The Wall Street Journal spoke with Bob Ruyak, who provided two RIDICULOUS reasons for Howrey's collapse, neither of which pass the laugh test.
1. Ruyak claims that the evolving legal market over the last few years forced Howrey to accept several contingency billing arrangements, which caused swings in Howrey's profits, which therefore drove partners away because they have "very little tolerance for change [in billing arrangements] and very little tolerance for fluctuation in profits." First, nice dig at your fellow partners, Mr. Chairman & CEO. Second, if this were true, wouldn't every large law firm be collapsing Howrey-style?
2. Ruyak blames the rise of third-party document discovery specialists that could provide litigation support at substantially lower rates than Howrey, which has many offices in big cities and therefore, higher costs. Howrey just couldn't compete with that. But as with #1 above, if this were true, wouldn't every large law firm be collapsing Howrey-style?
No analysis from WSJ at all. You know what you call that? CrapAnalysis.
[UPDATE: As a few commenters have noted, Ruyak said "merger was never an option." On its face, this is a preposterous comment, but for different reasons than are immediately apparent.
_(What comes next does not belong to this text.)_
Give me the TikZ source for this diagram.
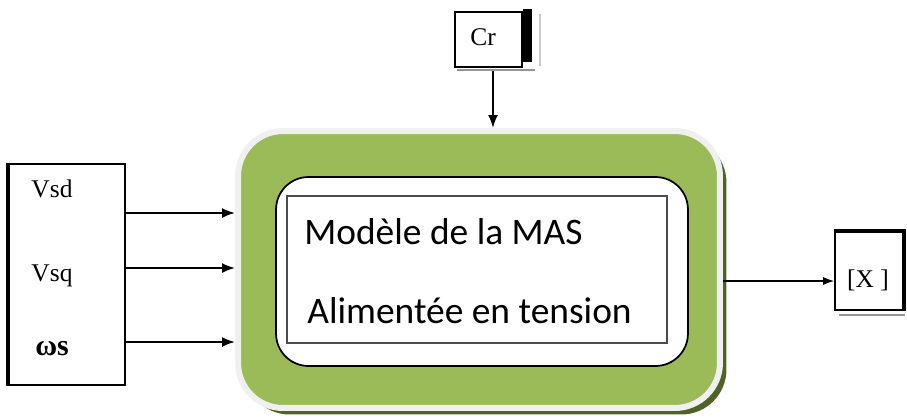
\documentclass[tikz,border=0pt]{standalone}
\usepackage{fontspec}
\setmainfont{Liberation Serif}
\newfontfamily\calibrifont{Carlito}
\usetikzlibrary{positioning,arrows.meta,shadows}
\definecolor{masgreen}{RGB}{155,187,89}
\definecolor{masshadow}{RGB}{79,98,40}
\definecolor{masedge}{RGB}{240,240,240}
\definecolor{blockgray}{RGB}{150,150,150}
\tikzset{
  greenbox/.style={rectangle, rounded corners=9mm, fill=masgreen, draw=masedge, line width=1.2mm,
    minimum width=96.4mm, minimum height=55.4mm,
    drop shadow={shadow xshift=1.3mm, shadow yshift=-1.3mm, fill=masshadow, opacity=1}},
  roundwhite/.style={rectangle, rounded corners=6.5mm, fill=white, draw=black, line width=0.35mm,
    minimum width=82.4mm, minimum height=37.8mm},
  modbox/.style={rectangle, draw=black!70, line width=0.45mm, minimum width=76mm, minimum height=29.4mm},
  sigbox/.style={rectangle, draw=black, line width=0.35mm, fill=white, inner sep=0pt},
  siglabel/.style={font=\fontsize{14.5}{16}\selectfont, inner sep=0pt},
  bigtext/.style={font=\calibrifont\fontsize{21.3}{24}\selectfont, anchor=west, inner sep=0pt},
  arrowstyle/.style={-{Latex[length=2.6mm,width=2mm]}, line width=0.4mm},
  thinarrow/.style={-{Latex[length=2.2mm,width=1.6mm]}, line width=0.25mm}
}

\begin{document}
\begin{tikzpicture}[x=0.02cm, y=-0.02cm]
  \useasboundingbox (0,0) rectangle (907,417);
  % bloc central
  \node[greenbox] (model) at (479,269.5) {};
  \node[roundwhite] (inner) at (482,271.5) {};
  \node[modbox] (mas) at (477,269.5) {};
  \node[bigtext] (title) at (304,232) {Modèle de la MAS};
  \node[bigtext] (supply) at (307,311) {Alimentée en tension};

  % entrees
  \node[sigbox, minimum width=23.6mm, minimum height=44.2mm] (src) at (66,274.5) {};
  \draw[line width=0.35mm] ([xshift=0.5mm]src.north west) -- ([xshift=0.5mm]src.south west);
  \node[siglabel] (vsd) at (52,189) {Vsd};
  \node[siglabel] (vsq) at (52,276) {Vsq};
  \node[siglabel, font=\fontsize{17}{19}\selectfont\bfseries] (ws) at (52,349) {ωs};
  \coordinate (o1) at (125,213);
  \coordinate (o2) at (125,268);
  \coordinate (o3) at (125,342);
  \draw[arrowstyle] (o1) -- (o1 -| model.west);
  \draw[arrowstyle] (o2) -- (o2 -| model.west);
  \draw[arrowstyle] (o3) -- (o3 -| model.west);

  % couple resistant
  \node[sigbox, minimum width=13.4mm, minimum height=11mm] (cr) at (488.5,39.5) {};
  \fill[black] (cr.north east) ++(0,-2) rectangle (532,62);
  \draw[blockgray, line width=0.45mm] (457,70) -- (535,70);
  \draw[black!20, line width=0.3mm] (540,14) -- (540,66);
  \node[siglabel] (crlabel) at (483,37) {Cr};
  \coordinate (crout) at (493,71);
  \draw[arrowstyle] (crout) -- (crout |- model.north);

  % sortie
  \node[sigbox, minimum width=13.6mm, minimum height=15.6mm] (xout) at (869,271) {};
  \draw[line width=0.7mm] (xout.north west) -- (xout.north east) -- (xout.south east);
  \draw[blockgray, line width=0.45mm] (839,315) -- (905,315);
  \node[siglabel] (xlabel) at (868,280) {[X ]};
  \coordinate (xin) at (model.east |- 0,281);
  \draw[thinarrow] (xin) -- (xin -| xout.west);
\end{tikzpicture}
\end{document}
The transaction Winston contemplated with Howyak was a strategic cherry picking raid under the guise of a merger. Under that guise, Howyak could provide financial information to Winston that would never be allowed in a traditional cherry picking raid because it would be a breach of fiduciary duty to the partnership. Winston offered jobs (note that in a merger, you usually do not receive a job offer) to the portions of Howrey that it was interested in, and discarded the rest. So in a sense, I think Ruyak was right in that a true merger was never an option. Regardless, as commenters have noted, it's definitely a doozy of a comment worthy of mention.]